Dear Queenie,
I’ve been dating a guy I really like, except that he doesn’t seem to know how to kiss.
Queenie, how can I teach him to do better, or should I just give up on him?—Sleeping princess
Dear Princess,
Do not tell him he is doing anything wrong. Just tell him – tactfully, please – what you would like him to do, and hope he will pay attention to what you say.
Dear Queenie,
I broke up with my boyfriend a while back but now I know it was a big mistake and I really want him back.
Queenie, how can I get him to give me another chance?—Sad ex-girlfriend
Dear Ex,
You can tell him you know now that you made a big mistake and beg him to try again, but if he is not willing to do so, you will have to let him go. Nothing is quite as unattractive as desperate unrequited love.
Dear Queenie,
My boyfriend is at university in the States, but we talk on the phone several times a day and travel to be together as often as we can.
The last time we were together he told me loves me, but he’s been dating other women and having sex with them, and he hardly spent any time with me.
I told him I couldn’t go on like that and things were over between us, but he still calls and says he loves me.
Queenie, should I give him another chance or tell him to leave me alone?—Heartbroken
Dear Heartbroken,
Your (ex-)boyfriend wants to have his cake (you) and eat it too (a lot of other women).
Do not let him make you feel like second choice. Tell him he can “eat all the cake” he wants and to let you get on with your life in peace, meaning without him. You can find a lot better “significant other” than this philanderer.
Dear Queenie,
My husband travels a lot on business and very often he has friends from high school or college, both men and women, in the places he goes and he gets together with them for dinner.
I have no problem with them going out together in a group, but sometimes it’s just him and a single (unmarried or divorced) woman and I don’t think that’s a good idea.
Queenie, should I be worried about this?—Concerned wife
Dear Wife,
Has your husband ever given you any reason not to trust him? If he has not, do not dream up trouble where there probably is none.
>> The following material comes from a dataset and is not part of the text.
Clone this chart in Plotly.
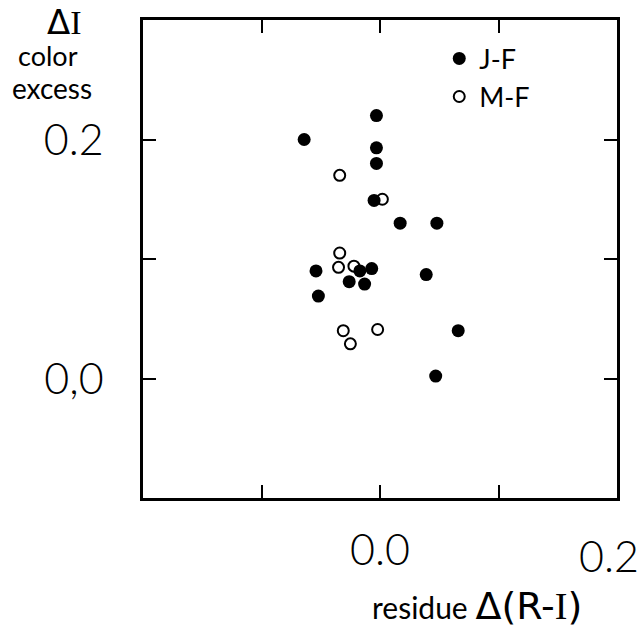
import plotly.graph_objects as go

# J-F (filled) and M-F (open) samples: residue Δ(R-I) vs colour excess ΔI
jf_x = [-0.003, -0.064, -0.003, -0.003, -0.005, 0.017, 0.048, -0.054, -0.017,
        -0.007, -0.026, -0.013, 0.039, -0.052, 0.066, 0.047]
jf_y = [0.220, 0.200, 0.193, 0.180, 0.149, 0.130, 0.130, 0.090, 0.090,
        0.092, 0.081, 0.079, 0.087, 0.069, 0.040, 0.002]
mf_x = [-0.034, 0.002, -0.034, -0.035, -0.022, -0.031, -0.025, -0.002]
mf_y = [0.170, 0.150, 0.105, 0.093, 0.094, 0.040, 0.029, 0.041]

x_tickvals = [-0.1, 0.0, 0.1, 0.2]
x_ticktext = ["", "0.0", "", ""]
x_edge_label = "0.2"
y_tickvals = [0.0, 0.1, 0.2]
y_ticktext = ["0,0", "", "0.2"]

FONT = "Lato"
WIDE = "DejaVu Sans"
SERIF = "Liberation Serif"

fig = go.Figure()
fig.add_trace(go.Scatter(x=jf_x, y=jf_y, mode="markers", name="J-F",
                         marker=dict(symbol="circle", size=13, color="black")))
fig.add_trace(go.Scatter(x=mf_x, y=mf_y, mode="markers", name="M-F",
                         marker=dict(symbol="circle-open", size=11, color="black",
                                     line=dict(width=2, color="black"))))

axis_common = dict(showline=True, mirror="ticks", linecolor="black", linewidth=2.5,
                   ticks="inside", ticklen=13, tickwidth=2, tickcolor="black",
                   showgrid=False, zeroline=False,
                   tickfont=dict(family=FONT, size=43, color="black", weight=300))

fig.update_xaxes(range=[-0.2, 0.2], tickvals=x_tickvals, ticktext=x_ticktext,
                 ticklabelstandoff=13, **axis_common)
fig.update_yaxes(range=[-0.1, 0.3], tickvals=y_tickvals, ticktext=y_ticktext,
                 ticklabelstandoff=28, **axis_common)

fig.update_layout(
    width=642, height=628,
    margin=dict(l=143, r=25, t=20, b=130),
    paper_bgcolor="white", plot_bgcolor="white",
    showlegend=True,
    legend=dict(x=0.625, y=0.97, xanchor="left", yanchor="top",
                bgcolor="rgba(0,0,0,0)", borderwidth=0,
                font=dict(family=FONT, size=27, color="black", weight=400),
                tracegroupgap=0, itemwidth=30),
    annotations=[
        dict(text=x_edge_label, xref="paper", yref="paper", x=1.0, y=0,
             xanchor="right", yanchor="top", xshift=24, yshift=-30, showarrow=False,
             font=dict(family=FONT, size=43, color="black", weight=300)),
        dict(text=f"Δ<span style='font-family:{SERIF}'>I</span>",
             xref="paper", yref="paper", x=-0.165, y=0.995,
             xanchor="center", yanchor="middle", showarrow=False,
             font=dict(family=WIDE, size=34, color="black", weight=400)),
        dict(text="color", xref="paper", yref="paper", x=-0.2, y=0.925,
             xanchor="center", yanchor="middle", showarrow=False,
             font=dict(family=FONT, size=27, color="black", weight=400)),
        dict(text="excess", xref="paper", yref="paper", x=-0.192, y=0.858,
             xanchor="center", yanchor="middle", showarrow=False,
             font=dict(family=FONT, size=28, color="black", weight=400)),
        dict(text=("residue <span style='font-family:DejaVu Sans;font-size:38px'>"
                   f"Δ(R-<span style='font-family:{SERIF}'>I</span>)</span>"),
             xref="paper", yref="paper", x=0.705, y=-0.226,
             xanchor="center", yanchor="middle", showarrow=False,
             font=dict(family=FONT, size=30, color="black", weight=400)),
    ],
)

fig.write_html("out.html")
On the other hand, if he has “strayed” in the past …
Dear Queenie,
My husband and I try to avoid processed foods, especially candy and junk food, and we consult our doctor or paediatrician about our children’s diet and any medicines and nutritional supplements, but my parents constantly scold us for depriving our children of sweets and other treats and giving them “dangerous medicine.”
Queenie, how do we convince them we are doing the right thing?—Careful parents
Dear Parents,
You probably cannot convince them to agree with your choices, but you may be able to stop their criticism by referring them to your doctor/paediatrician.